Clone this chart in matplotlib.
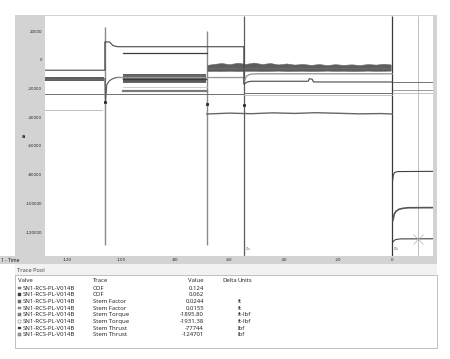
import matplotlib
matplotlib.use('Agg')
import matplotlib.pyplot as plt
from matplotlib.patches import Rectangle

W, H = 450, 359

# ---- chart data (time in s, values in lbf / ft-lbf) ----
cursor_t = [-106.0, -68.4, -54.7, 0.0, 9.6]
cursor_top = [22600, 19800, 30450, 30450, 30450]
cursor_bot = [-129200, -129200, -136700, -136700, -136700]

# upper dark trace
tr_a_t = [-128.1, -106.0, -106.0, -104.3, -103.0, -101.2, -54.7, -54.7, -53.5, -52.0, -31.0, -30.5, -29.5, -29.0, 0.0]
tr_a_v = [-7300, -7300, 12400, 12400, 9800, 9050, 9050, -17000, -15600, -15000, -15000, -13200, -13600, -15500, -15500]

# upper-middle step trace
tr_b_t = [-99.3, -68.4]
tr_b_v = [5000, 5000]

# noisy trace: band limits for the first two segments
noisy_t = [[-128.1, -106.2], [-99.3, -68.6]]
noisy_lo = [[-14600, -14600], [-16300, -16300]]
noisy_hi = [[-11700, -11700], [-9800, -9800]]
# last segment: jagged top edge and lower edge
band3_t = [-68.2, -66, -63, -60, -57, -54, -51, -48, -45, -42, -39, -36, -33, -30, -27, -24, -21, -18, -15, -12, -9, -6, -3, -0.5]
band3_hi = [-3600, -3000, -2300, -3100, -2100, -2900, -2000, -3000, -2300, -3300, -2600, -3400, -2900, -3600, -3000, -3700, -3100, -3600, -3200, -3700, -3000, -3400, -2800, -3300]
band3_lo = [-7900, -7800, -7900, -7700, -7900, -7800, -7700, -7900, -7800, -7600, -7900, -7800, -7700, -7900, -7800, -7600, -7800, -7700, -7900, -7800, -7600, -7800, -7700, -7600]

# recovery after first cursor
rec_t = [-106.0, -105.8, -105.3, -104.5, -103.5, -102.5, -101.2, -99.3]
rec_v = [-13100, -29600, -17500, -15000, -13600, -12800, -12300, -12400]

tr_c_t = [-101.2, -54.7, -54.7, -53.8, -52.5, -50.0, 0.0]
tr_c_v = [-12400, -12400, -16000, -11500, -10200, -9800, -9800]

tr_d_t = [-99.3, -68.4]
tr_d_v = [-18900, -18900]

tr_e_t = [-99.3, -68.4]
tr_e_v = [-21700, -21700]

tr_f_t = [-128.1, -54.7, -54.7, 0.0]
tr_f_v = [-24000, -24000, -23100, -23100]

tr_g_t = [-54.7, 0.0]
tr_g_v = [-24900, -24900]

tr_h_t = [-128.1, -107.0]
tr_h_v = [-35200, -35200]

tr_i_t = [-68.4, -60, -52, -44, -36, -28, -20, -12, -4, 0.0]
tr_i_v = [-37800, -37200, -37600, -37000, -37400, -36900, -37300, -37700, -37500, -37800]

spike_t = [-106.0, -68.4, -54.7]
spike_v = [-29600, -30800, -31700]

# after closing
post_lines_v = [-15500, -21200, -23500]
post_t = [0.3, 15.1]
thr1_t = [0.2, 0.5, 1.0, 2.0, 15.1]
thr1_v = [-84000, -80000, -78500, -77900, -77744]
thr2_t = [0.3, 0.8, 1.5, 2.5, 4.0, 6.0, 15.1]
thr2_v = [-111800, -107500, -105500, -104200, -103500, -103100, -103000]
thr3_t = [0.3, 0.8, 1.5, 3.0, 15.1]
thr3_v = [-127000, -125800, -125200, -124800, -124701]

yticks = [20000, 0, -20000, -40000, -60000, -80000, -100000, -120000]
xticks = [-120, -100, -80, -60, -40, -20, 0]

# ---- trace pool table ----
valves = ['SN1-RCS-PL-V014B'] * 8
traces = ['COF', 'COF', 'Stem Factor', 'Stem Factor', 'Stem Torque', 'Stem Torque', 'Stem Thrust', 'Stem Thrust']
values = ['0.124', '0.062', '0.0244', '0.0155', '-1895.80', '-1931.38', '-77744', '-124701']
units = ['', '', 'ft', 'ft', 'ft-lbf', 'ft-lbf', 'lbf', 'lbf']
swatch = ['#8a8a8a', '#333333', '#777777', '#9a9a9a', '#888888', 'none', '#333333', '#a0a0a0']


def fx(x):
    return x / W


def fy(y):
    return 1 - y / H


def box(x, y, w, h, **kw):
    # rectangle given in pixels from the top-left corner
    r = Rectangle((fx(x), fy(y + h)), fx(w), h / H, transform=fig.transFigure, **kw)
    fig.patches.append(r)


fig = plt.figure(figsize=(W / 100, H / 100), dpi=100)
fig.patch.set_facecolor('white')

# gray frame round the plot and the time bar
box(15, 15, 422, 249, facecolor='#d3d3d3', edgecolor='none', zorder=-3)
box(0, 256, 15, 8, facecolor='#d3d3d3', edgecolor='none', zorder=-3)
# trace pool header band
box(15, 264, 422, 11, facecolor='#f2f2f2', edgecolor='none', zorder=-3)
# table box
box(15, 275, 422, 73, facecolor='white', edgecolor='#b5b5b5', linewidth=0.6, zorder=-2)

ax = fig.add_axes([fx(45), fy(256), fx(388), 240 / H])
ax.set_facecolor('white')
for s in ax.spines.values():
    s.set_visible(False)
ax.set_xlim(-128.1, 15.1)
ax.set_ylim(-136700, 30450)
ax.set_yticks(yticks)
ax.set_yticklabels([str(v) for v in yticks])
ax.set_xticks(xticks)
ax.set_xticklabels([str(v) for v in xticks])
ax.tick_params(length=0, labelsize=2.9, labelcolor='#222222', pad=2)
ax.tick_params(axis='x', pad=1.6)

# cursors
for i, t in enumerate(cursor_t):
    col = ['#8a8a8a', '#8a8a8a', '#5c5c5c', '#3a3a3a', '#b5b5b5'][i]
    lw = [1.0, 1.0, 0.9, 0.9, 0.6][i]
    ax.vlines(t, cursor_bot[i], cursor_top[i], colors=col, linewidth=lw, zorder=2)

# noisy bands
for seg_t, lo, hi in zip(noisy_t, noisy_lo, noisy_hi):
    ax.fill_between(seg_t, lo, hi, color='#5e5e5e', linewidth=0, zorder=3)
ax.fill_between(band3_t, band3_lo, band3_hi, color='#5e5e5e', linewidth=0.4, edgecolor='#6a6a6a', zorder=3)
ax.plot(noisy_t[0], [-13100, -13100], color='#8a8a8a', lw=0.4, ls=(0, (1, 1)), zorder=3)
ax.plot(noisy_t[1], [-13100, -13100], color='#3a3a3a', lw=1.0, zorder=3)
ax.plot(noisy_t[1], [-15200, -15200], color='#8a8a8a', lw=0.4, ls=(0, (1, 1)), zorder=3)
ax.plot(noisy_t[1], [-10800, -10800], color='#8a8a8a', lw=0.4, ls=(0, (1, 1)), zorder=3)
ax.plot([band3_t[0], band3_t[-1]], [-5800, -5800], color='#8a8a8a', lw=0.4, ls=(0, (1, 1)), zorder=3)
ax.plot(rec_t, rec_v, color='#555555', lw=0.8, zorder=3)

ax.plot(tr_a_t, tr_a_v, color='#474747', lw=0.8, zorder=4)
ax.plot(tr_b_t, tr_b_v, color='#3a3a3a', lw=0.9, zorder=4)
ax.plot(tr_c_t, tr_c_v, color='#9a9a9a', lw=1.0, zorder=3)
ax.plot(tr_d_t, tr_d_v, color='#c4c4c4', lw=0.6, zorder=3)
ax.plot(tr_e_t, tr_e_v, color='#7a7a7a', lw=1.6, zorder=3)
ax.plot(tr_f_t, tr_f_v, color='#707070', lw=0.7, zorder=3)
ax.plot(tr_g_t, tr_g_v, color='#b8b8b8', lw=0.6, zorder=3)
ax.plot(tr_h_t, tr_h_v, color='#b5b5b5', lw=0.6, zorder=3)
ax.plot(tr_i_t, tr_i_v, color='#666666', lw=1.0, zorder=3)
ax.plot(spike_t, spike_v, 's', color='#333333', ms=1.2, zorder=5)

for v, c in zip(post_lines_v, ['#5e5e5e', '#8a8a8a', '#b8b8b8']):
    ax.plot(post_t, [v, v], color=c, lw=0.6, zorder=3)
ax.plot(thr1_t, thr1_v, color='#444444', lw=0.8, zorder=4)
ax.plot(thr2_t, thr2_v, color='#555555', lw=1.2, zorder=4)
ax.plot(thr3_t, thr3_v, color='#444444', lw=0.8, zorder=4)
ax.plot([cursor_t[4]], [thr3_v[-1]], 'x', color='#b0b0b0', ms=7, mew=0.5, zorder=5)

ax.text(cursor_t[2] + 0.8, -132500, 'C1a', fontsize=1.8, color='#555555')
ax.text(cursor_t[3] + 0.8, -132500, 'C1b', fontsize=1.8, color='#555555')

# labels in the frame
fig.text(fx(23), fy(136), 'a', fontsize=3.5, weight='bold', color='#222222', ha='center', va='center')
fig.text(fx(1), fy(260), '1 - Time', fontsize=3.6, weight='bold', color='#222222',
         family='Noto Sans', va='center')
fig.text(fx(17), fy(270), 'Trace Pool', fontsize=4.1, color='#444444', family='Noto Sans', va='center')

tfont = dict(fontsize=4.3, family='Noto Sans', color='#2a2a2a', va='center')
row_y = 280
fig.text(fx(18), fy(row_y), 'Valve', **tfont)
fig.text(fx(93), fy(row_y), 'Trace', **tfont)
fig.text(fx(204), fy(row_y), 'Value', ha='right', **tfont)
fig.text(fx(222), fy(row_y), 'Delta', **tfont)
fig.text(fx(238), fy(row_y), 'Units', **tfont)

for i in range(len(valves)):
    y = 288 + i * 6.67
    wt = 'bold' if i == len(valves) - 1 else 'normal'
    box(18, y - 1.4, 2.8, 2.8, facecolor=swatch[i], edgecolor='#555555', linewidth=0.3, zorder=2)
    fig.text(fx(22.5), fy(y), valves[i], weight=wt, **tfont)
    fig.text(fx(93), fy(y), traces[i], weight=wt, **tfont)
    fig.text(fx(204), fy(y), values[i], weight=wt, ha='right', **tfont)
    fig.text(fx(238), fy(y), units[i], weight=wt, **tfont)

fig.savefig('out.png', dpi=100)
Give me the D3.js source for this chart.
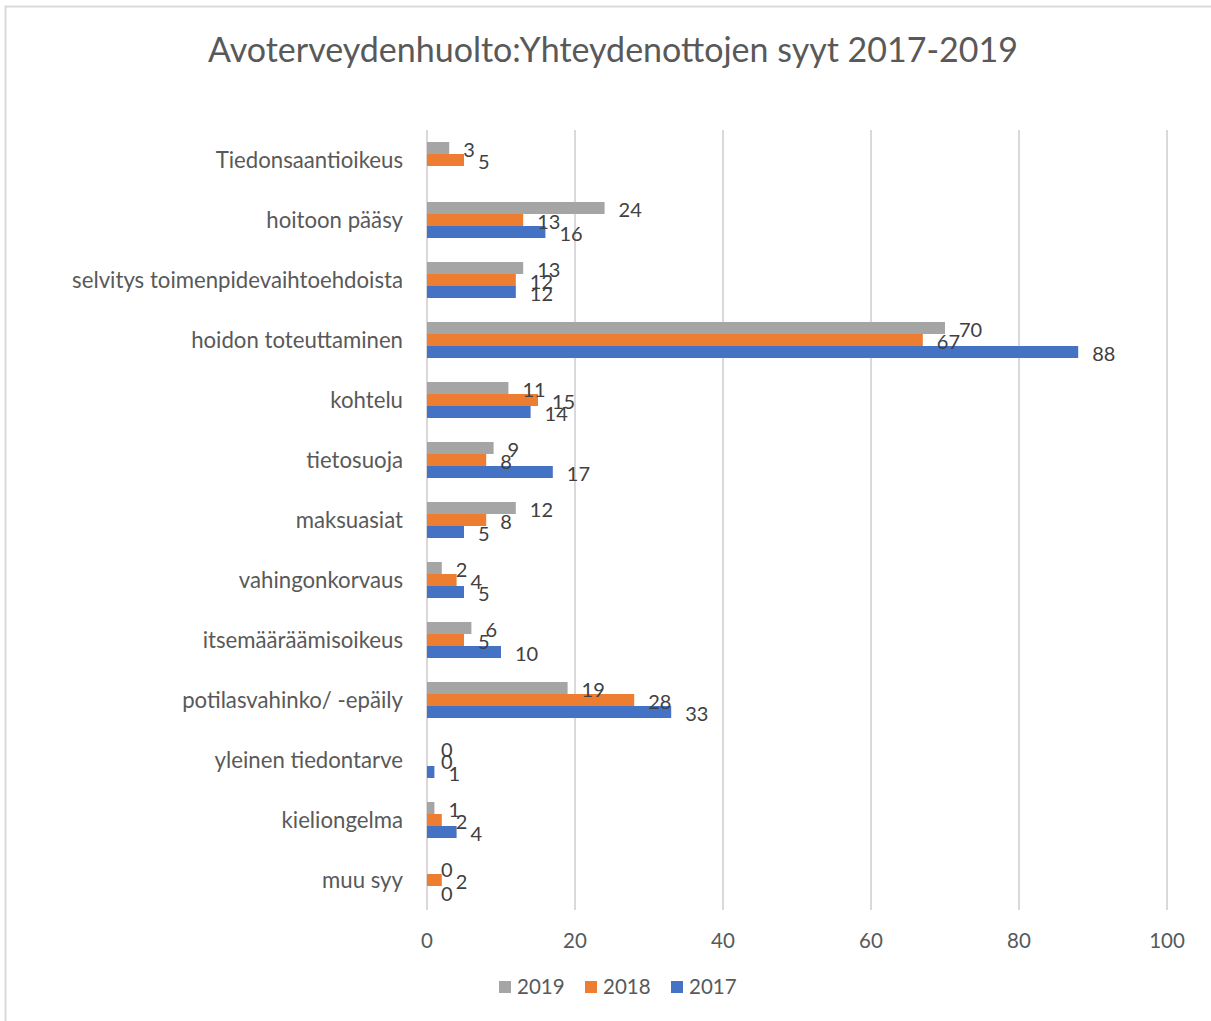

++++++

[REQUIREMENT]:
Return all lines with the word "chart" in them.

[PROBLEM SOLUTION]:
Clone this chart in matplotlib.
# ---- chart data (time in s, values in lbf / ft-lbf) ----
Give me the D3.js source for this chart.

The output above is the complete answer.